Stated goal :: Without the pictures, give the entries below again exactly as written.

Figure scripts ::
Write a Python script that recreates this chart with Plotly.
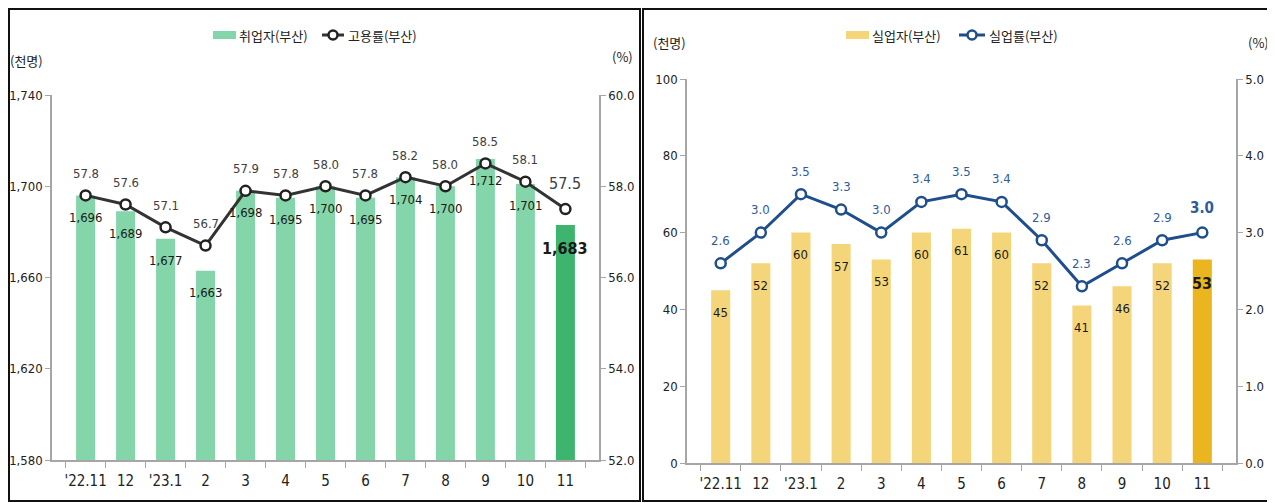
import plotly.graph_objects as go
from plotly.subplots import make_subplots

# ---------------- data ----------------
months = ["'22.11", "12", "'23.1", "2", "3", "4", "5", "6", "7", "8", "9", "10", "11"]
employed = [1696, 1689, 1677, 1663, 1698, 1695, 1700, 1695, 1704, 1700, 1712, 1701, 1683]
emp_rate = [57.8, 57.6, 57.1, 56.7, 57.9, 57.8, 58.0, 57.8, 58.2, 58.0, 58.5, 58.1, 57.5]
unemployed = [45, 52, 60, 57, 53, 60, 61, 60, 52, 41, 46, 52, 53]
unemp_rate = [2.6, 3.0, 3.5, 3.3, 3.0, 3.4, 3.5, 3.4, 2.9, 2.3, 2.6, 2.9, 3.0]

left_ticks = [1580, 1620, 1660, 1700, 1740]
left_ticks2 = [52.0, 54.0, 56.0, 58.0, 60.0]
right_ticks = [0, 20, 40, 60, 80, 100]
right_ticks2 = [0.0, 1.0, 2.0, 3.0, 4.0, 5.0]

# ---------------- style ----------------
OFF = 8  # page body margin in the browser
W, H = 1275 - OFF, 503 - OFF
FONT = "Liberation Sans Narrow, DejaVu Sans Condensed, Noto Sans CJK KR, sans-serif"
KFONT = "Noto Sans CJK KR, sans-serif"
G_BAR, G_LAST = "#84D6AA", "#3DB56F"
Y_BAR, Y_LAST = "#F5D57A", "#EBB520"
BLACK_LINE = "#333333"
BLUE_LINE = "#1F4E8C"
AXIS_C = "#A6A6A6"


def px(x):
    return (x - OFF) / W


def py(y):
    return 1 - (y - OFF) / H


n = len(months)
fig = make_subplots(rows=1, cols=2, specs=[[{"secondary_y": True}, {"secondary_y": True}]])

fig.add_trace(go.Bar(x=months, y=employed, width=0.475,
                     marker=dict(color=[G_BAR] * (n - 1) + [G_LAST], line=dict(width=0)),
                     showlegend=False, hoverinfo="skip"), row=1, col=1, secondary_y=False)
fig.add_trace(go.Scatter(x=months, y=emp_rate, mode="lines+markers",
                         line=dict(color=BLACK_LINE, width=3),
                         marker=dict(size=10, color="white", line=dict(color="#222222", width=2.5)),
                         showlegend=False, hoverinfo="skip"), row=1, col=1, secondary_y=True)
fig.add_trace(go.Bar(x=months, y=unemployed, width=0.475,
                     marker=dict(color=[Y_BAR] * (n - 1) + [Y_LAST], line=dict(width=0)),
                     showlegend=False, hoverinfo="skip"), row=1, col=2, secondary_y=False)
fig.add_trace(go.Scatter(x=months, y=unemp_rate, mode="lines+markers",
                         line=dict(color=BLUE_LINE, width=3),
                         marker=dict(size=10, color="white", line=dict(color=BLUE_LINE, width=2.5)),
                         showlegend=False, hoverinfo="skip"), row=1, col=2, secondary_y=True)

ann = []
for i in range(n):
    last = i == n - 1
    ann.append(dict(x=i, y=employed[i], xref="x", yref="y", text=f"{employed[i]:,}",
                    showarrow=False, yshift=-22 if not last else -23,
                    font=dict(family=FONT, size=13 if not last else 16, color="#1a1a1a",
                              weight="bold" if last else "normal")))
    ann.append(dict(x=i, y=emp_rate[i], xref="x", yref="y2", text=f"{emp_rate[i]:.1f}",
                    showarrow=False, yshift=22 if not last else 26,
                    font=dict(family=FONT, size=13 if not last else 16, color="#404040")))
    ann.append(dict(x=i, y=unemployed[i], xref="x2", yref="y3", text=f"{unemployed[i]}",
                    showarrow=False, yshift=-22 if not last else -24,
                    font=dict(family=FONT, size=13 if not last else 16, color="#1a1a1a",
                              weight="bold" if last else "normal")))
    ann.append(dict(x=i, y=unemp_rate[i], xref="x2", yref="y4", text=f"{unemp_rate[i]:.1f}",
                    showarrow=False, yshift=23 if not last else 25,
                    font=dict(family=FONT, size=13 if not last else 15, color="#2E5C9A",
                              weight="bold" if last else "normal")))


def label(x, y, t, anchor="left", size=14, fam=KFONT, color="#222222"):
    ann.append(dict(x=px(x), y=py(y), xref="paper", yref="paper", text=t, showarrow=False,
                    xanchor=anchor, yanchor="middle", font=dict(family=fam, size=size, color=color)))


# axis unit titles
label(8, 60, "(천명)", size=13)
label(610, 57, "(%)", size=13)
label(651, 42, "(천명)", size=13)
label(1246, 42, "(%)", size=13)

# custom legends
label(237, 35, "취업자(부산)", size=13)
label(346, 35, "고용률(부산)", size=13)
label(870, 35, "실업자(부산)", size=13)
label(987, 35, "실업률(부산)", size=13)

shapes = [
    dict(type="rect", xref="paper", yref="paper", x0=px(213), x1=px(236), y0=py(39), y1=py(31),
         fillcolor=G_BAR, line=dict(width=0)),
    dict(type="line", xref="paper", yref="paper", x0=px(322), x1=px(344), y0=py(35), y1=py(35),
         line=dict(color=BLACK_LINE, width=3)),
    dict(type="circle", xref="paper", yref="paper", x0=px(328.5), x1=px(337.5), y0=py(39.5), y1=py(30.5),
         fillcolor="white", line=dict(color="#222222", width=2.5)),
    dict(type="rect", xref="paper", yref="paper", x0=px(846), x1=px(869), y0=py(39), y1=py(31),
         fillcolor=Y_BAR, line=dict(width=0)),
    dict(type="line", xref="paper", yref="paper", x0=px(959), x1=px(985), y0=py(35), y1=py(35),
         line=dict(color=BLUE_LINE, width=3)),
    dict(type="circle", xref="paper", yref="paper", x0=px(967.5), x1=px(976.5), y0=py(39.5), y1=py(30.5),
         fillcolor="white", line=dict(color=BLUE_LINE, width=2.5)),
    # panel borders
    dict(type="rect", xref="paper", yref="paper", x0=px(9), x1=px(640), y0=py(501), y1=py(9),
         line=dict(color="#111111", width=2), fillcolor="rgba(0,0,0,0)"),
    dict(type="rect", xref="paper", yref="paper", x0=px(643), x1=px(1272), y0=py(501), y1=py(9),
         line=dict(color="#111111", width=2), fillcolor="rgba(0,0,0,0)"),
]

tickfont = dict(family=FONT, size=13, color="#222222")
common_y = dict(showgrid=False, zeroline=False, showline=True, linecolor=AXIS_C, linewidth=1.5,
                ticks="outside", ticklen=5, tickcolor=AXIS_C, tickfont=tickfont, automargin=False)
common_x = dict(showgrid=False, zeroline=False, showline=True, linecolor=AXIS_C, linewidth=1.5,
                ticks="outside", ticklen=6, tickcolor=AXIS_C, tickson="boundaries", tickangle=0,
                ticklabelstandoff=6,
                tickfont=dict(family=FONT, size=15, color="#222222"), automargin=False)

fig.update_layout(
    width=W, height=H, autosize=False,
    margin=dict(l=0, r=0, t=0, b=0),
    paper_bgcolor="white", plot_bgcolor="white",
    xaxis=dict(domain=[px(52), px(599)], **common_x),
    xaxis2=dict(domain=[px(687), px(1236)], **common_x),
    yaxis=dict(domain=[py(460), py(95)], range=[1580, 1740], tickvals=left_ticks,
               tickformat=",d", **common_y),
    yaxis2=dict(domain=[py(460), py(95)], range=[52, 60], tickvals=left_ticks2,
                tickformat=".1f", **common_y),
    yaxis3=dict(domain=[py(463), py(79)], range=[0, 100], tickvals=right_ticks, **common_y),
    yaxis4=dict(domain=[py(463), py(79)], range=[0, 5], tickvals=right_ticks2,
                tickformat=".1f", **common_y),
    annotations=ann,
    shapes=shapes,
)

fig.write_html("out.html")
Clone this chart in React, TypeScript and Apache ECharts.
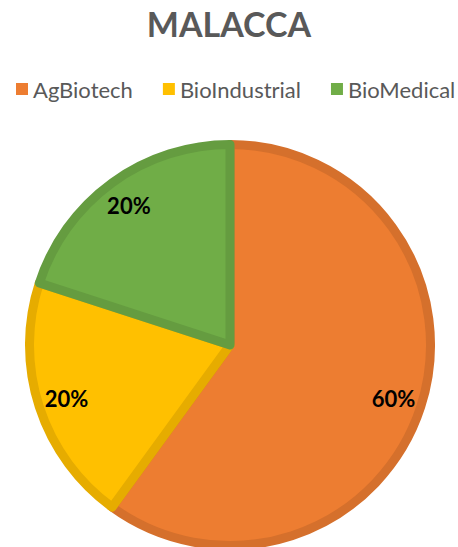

The response ::
Write a Python script that recreates this chart with Plotly.
import plotly.graph_objects as go
from plotly.subplots import make_subplots

# ---------------- data ----------------
months = ["'22.11", "12", "'23.1", "2", "3", "4", "5", "6", "7", "8", "9", "10", "11"]
employed = [1696, 1689, 1677, 1663, 1698, 1695, 1700, 1695, 1704, 1700, 1712, 1701, 1683]
emp_rate = [57.8, 57.6, 57.1, 56.7, 57.9, 57.8, 58.0, 57.8, 58.2, 58.0, 58.5, 58.1, 57.5]
unemployed = [45, 52, 60, 57, 53, 60, 61, 60, 52, 41, 46, 52, 53]
unemp_rate = [2.6, 3.0, 3.5, 3.3, 3.0, 3.4, 3.5, 3.4, 2.9, 2.3, 2.6, 2.9, 3.0]

left_ticks = [1580, 1620, 1660, 1700, 1740]
left_ticks2 = [52.0, 54.0, 56.0, 58.0, 60.0]
right_ticks = [0, 20, 40, 60, 80, 100]
right_ticks2 = [0.0, 1.0, 2.0, 3.0, 4.0, 5.0]

# ---------------- style ----------------
OFF = 8  # page body margin in the browser
W, H = 1275 - OFF, 503 - OFF
FONT = "Liberation Sans Narrow, DejaVu Sans Condensed, Noto Sans CJK KR, sans-serif"
KFONT = "Noto Sans CJK KR, sans-serif"
G_BAR, G_LAST = "#84D6AA", "#3DB56F"
Y_BAR, Y_LAST = "#F5D57A", "#EBB520"
BLACK_LINE = "#333333"
BLUE_LINE = "#1F4E8C"
AXIS_C = "#A6A6A6"


def px(x):
    return (x - OFF) / W


def py(y):
    return 1 - (y - OFF) / H


n = len(months)
fig = make_subplots(rows=1, cols=2, specs=[[{"secondary_y": True}, {"secondary_y": True}]])

fig.add_trace(go.Bar(x=months, y=employed, width=0.475,
                     marker=dict(color=[G_BAR] * (n - 1) + [G_LAST], line=dict(width=0)),
                     showlegend=False, hoverinfo="skip"), row=1, col=1, secondary_y=False)
fig.add_trace(go.Scatter(x=months, y=emp_rate, mode="lines+markers",
                         line=dict(color=BLACK_LINE, width=3),
                         marker=dict(size=10, color="white", line=dict(color="#222222", width=2.5)),
                         showlegend=False, hoverinfo="skip"), row=1, col=1, secondary_y=True)
fig.add_trace(go.Bar(x=months, y=unemployed, width=0.475,
                     marker=dict(color=[Y_BAR] * (n - 1) + [Y_LAST], line=dict(width=0)),
                     showlegend=False, hoverinfo="skip"), row=1, col=2, secondary_y=False)
fig.add_trace(go.Scatter(x=months, y=unemp_rate, mode="lines+markers",
                         line=dict(color=BLUE_LINE, width=3),
                         marker=dict(size=10, color="white", line=dict(color=BLUE_LINE, width=2.5)),
                         showlegend=False, hoverinfo="skip"), row=1, col=2, secondary_y=True)

ann = []
for i in range(n):
    last = i == n - 1
    ann.append(dict(x=i, y=employed[i], xref="x", yref="y", text=f"{employed[i]:,}",
                    showarrow=False, yshift=-22 if not last else -23,
                    font=dict(family=FONT, size=13 if not last else 16, color="#1a1a1a",
                              weight="bold" if last else "normal")))
    ann.append(dict(x=i, y=emp_rate[i], xref="x", yref="y2", text=f"{emp_rate[i]:.1f}",
                    showarrow=False, yshift=22 if not last else 26,
                    font=dict(family=FONT, size=13 if not last else 16, color="#404040")))
    ann.append(dict(x=i, y=unemployed[i], xref="x2", yref="y3", text=f"{unemployed[i]}",
                    showarrow=False, yshift=-22 if not last else -24,
                    font=dict(family=FONT, size=13 if not last else 16, color="#1a1a1a",
                              weight="bold" if last else "normal")))
    ann.append(dict(x=i, y=unemp_rate[i], xref="x2", yref="y4", text=f"{unemp_rate[i]:.1f}",
                    showarrow=False, yshift=23 if not last else 25,
                    font=dict(family=FONT, size=13 if not last else 15, color="#2E5C9A",
                              weight="bold" if last else "normal")))


def label(x, y, t, anchor="left", size=14, fam=KFONT, color="#222222"):
    ann.append(dict(x=px(x), y=py(y), xref="paper", yref="paper", text=t, showarrow=False,
                    xanchor=anchor, yanchor="middle", font=dict(family=fam, size=size, color=color)))


# axis unit titles
label(8, 60, "(천명)", size=13)
label(610, 57, "(%)", size=13)
label(651, 42, "(천명)", size=13)
label(1246, 42, "(%)", size=13)

# custom legends
label(237, 35, "취업자(부산)", size=13)
label(346, 35, "고용률(부산)", size=13)
label(870, 35, "실업자(부산)", size=13)
label(987, 35, "실업률(부산)", size=13)

shapes = [
    dict(type="rect", xref="paper", yref="paper", x0=px(213), x1=px(236), y0=py(39), y1=py(31),
         fillcolor=G_BAR, line=dict(width=0)),
    dict(type="line", xref="paper", yref="paper", x0=px(322), x1=px(344), y0=py(35), y1=py(35),
         line=dict(color=BLACK_LINE, width=3)),
    dict(type="circle", xref="paper", yref="paper", x0=px(328.5), x1=px(337.5), y0=py(39.5), y1=py(30.5),
         fillcolor="white", line=dict(color="#222222", width=2.5)),
    dict(type="rect", xref="paper", yref="paper", x0=px(846), x1=px(869), y0=py(39), y1=py(31),
         fillcolor=Y_BAR, line=dict(width=0)),
    dict(type="line", xref="paper", yref="paper", x0=px(959), x1=px(985), y0=py(35), y1=py(35),
         line=dict(color=BLUE_LINE, width=3)),
    dict(type="circle", xref="paper", yref="paper", x0=px(967.5), x1=px(976.5), y0=py(39.5), y1=py(30.5),
         fillcolor="white", line=dict(color=BLUE_LINE, width=2.5)),
    # panel borders
    dict(type="rect", xref="paper", yref="paper", x0=px(9), x1=px(640), y0=py(501), y1=py(9),
         line=dict(color="#111111", width=2), fillcolor="rgba(0,0,0,0)"),
    dict(type="rect", xref="paper", yref="paper", x0=px(643), x1=px(1272), y0=py(501), y1=py(9),
         line=dict(color="#111111", width=2), fillcolor="rgba(0,0,0,0)"),
]

tickfont = dict(family=FONT, size=13, color="#222222")
common_y = dict(showgrid=False, zeroline=False, showline=True, linecolor=AXIS_C, linewidth=1.5,
                ticks="outside", ticklen=5, tickcolor=AXIS_C, tickfont=tickfont, automargin=False)
common_x = dict(showgrid=False, zeroline=False, showline=True, linecolor=AXIS_C, linewidth=1.5,
                ticks="outside", ticklen=6, tickcolor=AXIS_C, tickson="boundaries", tickangle=0,
                ticklabelstandoff=6,
                tickfont=dict(family=FONT, size=15, color="#222222"), automargin=False)

fig.update_layout(
    width=W, height=H, autosize=False,
    margin=dict(l=0, r=0, t=0, b=0),
    paper_bgcolor="white", plot_bgcolor="white",
    xaxis=dict(domain=[px(52), px(599)], **common_x),
    xaxis2=dict(domain=[px(687), px(1236)], **common_x),
    yaxis=dict(domain=[py(460), py(95)], range=[1580, 1740], tickvals=left_ticks,
               tickformat=",d", **common_y),
    yaxis2=dict(domain=[py(460), py(95)], range=[52, 60], tickvals=left_ticks2,
                tickformat=".1f", **common_y),
    yaxis3=dict(domain=[py(463), py(79)], range=[0, 100], tickvals=right_ticks, **common_y),
    yaxis4=dict(domain=[py(463), py(79)], range=[0, 5], tickvals=right_ticks2,
                tickformat=".1f", **common_y),
    annotations=ann,
    shapes=shapes,
)

fig.write_html("out.html")
Clone this chart in React, TypeScript and Apache ECharts.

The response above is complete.